Lydia started school in 1936. As there were only sixty-five Jews in Hronov, there was no Jewish school.32 ‘I went to the primary school like all the children in the town.’ She was the only Jewish girl in her class, but it made no difference. ‘The relationship between Christians and Jews was unproblematic.’
Lydia encountered Nazis for the first time in 1937. Her family was vacationing in a spa resort, and one day young Nazi Party supporters marched through the towns with pipes and drums. ‘We can do without that! We’re going home’, said her father. ‘Why?’ asked the 7-year-old. ‘It was then that my parents explained to me that there could be some changes in our lives.’ Emil and Růžena talked more and more about emigrating. ‘I was spared these discussions. I was always sent out of the room.’ Lydia recalls that her parents wanted to send Věra away. But her sister didn’t want to go away. She said: ‘This is my home. This is my country and this is where I’ll stay.’

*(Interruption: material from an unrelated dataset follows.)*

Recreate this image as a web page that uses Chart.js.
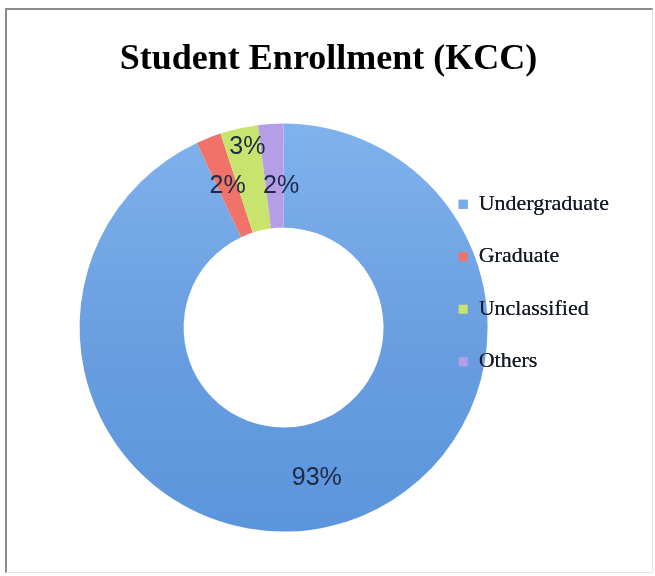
<!DOCTYPE html>
<html>
<head>
<meta charset="utf-8">
<title>Student Enrollment (KCC)</title>
<script src="https://cdn.jsdelivr.net/npm/chart.js@4.4.1/dist/chart.umd.min.js"></script>
<style>
  html, body { margin: 0; padding: 0; background: #fff; }
  #wrap { position: relative; width: 655px; height: 576px; }
  #myChart { position: absolute; left: 0; top: 0; }
  /* thin frame like the original screenshot */
  #frame { position: absolute; left: 5px; top: 8px; width: 645px; height: 562px;
           border-left: 2px solid #8c8c8c; border-top: 2px solid #8c8c8c;
           border-right: 1px solid #e4e4e4; border-bottom: 1px solid #e4e4e4;
           pointer-events: none; }
</style>
</head>
<body>
<div id="wrap">
  <canvas id="myChart" width="655" height="576" style="width:655px;height:576px"></canvas>
  <div id="frame"></div>
</div>
<script>
var categories = ['Undergraduate', 'Graduate', 'Unclassified', 'Others'];
var enrollment = [93, 2, 3, 2];
var sliceColors = ['#6a9fe1', '#f0736a', '#c8e46e', '#b69ee7'];

// blue slice gets a soft top-to-bottom shade, the rest stay flat
function sliceFill(c) {
    var area = c.chart.chartArea;
    if (c.dataIndex !== 0 || !area) return sliceColors[c.dataIndex];
    var g = c.chart.ctx.createLinearGradient(0, area.top, 0, area.bottom);
    g.addColorStop(0, '#80b2ec');
    g.addColorStop(0.5, '#6a9fe1');
    g.addColorStop(1, '#5b95db');
    return g;
}

// percentage labels on the ring, a couple nudged by hand like in Excel
var percentLabels = {
    id: 'percentLabels',
    afterDatasetsDraw: function(chart, args, opts) {
        var ctx = chart.ctx;
        var meta = chart.getDatasetMeta(0);
        var data = chart.data.datasets[0].data;
        var total = data.reduce(function(a, b) { return a + b; }, 0);
        ctx.save();
        ctx.font = opts.font;
        ctx.fillStyle = opts.color;
        ctx.textAlign = 'center';
        ctx.textBaseline = 'middle';
        meta.data.forEach(function(arc, i) {
            var p = arc.tooltipPosition();
            var off = opts.offsets[i] || [0, 0];
            ctx.fillText(Math.round(data[i] / total * 100) + '%', p.x + off[0], p.y + off[1]);
        });
        ctx.restore();
        // legend overlaps the ring, so paint it again on top
        chart.legend.draw();
    }
};

// the title sits centred on the whole picture, not over the plot area
var titleShift = {
    id: 'titleShift',
    afterLayout: function(chart, args, opts) {
        var t = chart.titleBlock;
        t.left -= opts.dx;
        t.right -= opts.dx;
    }
};

var ctx = document.getElementById('myChart');
var myDoughnutChart = new Chart(ctx, {
    type: 'doughnut',
    data: {
        labels: categories,
        datasets: [{
            data: enrollment,
            backgroundColor: sliceFill,
            borderWidth: 0,
            hoverOffset: 0
        }]
    },
    options: {
        responsive: false,
        animation: false,
        devicePixelRatio: 1,
        radius: 204,
        cutout: '49%',
        layout: { padding: { left: 139, right: 36, top: 0, bottom: 44 } },
        plugins: {
            title: {
                display: true,
                text: 'Student Enrollment (KCC)',
                color: '#000',
                font: { family: 'Liberation Serif', size: 36, weight: 'bold' },
                padding: { top: 38, bottom: 42 }
            },
            legend: {
                position: 'right',
                align: 'start',
                fullSize: false,
                title: { display: true, text: '', font: { size: 10 }, padding: { top: 27.5, bottom: 0 } },
                labels: {
                    boxWidth: 9,
                    boxHeight: 9,
                    padding: 30.5,
                    color: '#151a26',
                    font: { family: 'Liberation Serif', size: 22 }
                }
            },
            tooltip: { enabled: false },
            titleShift: { dx: 50.5 },
            percentLabels: {
                font: '25px "Liberation Sans"',
                color: '#1c2a46',
                offsets: [[0, 2], [0, 0], [-3, -32], [7, 10]]
            }
        }
    },
    plugins: [percentLabels, titleShift]
});
</script>
</body>
</html>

As the occupation of Czech Sudetenland by German troops became imminent in autumn 1938, 200,000 people left between then and summer 1939, including around 25,000 Jewish inhabitants, many of whom sought shelter and a life in the still independent Czechoslovakian provinces of Bohemia and Moravia.33 Flight was the only way of avoiding being deported to a camp. The Holzners remained in Hronov, although the town was close to the German border.
Channa Markowicz Channa’s father always showed a marked interest in politics. The developments in Europe in the 1930s, particularly in Germany, worried him. ‘It must have been 1938; he wanted us to emigrate to Russia or America.’ He saw no future for himself or his family in Irshava, but his wife didn’t want to leave. ‘I’m not going anywhere as long as my mother lives here’, she said.
Dáša Friedová Although the Fried family were the only Jews in the Czech village of Odolice, where there were also a lot of Germans as well as Czechs, Dáša Friedová and her sister Sylva had no idea of the impending dangers to their lives. ‘My parents never spoke about Hitler or Nazi Germany in our presence. Perhaps they wanted to protect us.’ Besides, in their children’s presence, Otto and Kát’a Fried spoke French or German when they wanted to talk about serious matters. ‘We didn’t understand, because we children spoke only Czech.’
When, in autumn 1938, the occupation by German troops of the northern, western and southern regions of Czechoslovakia (Sudetenland),34 including Odolice, was imminent, the Fried family fled to Prague. They had to leave almost all of their things behind. It was only then that Dáša began to sense that ‘something bad is happening’.
Relatives of the Frieds wanted to leave Europe altogether. An aunt and five cousins fled to Canada. They begged the Frieds to follow them. Dáša’s mother obtained a passport. ‘But my father didn’t want to go anywhere.’ He said: ‘We’re Czech, we were born here and this is our land. The Germans won’t be here for long. We’re staying here.’ In Prague, the family moved into a nice large apartment and new furniture was acquired. Dáša and Sylva went to school again. The girls played with the children of other relatives, most of whom still lived in Prague. Life returned to normal.
‘My sister and I began to feel at home in our new surroundings. We no longer felt any antisemitism.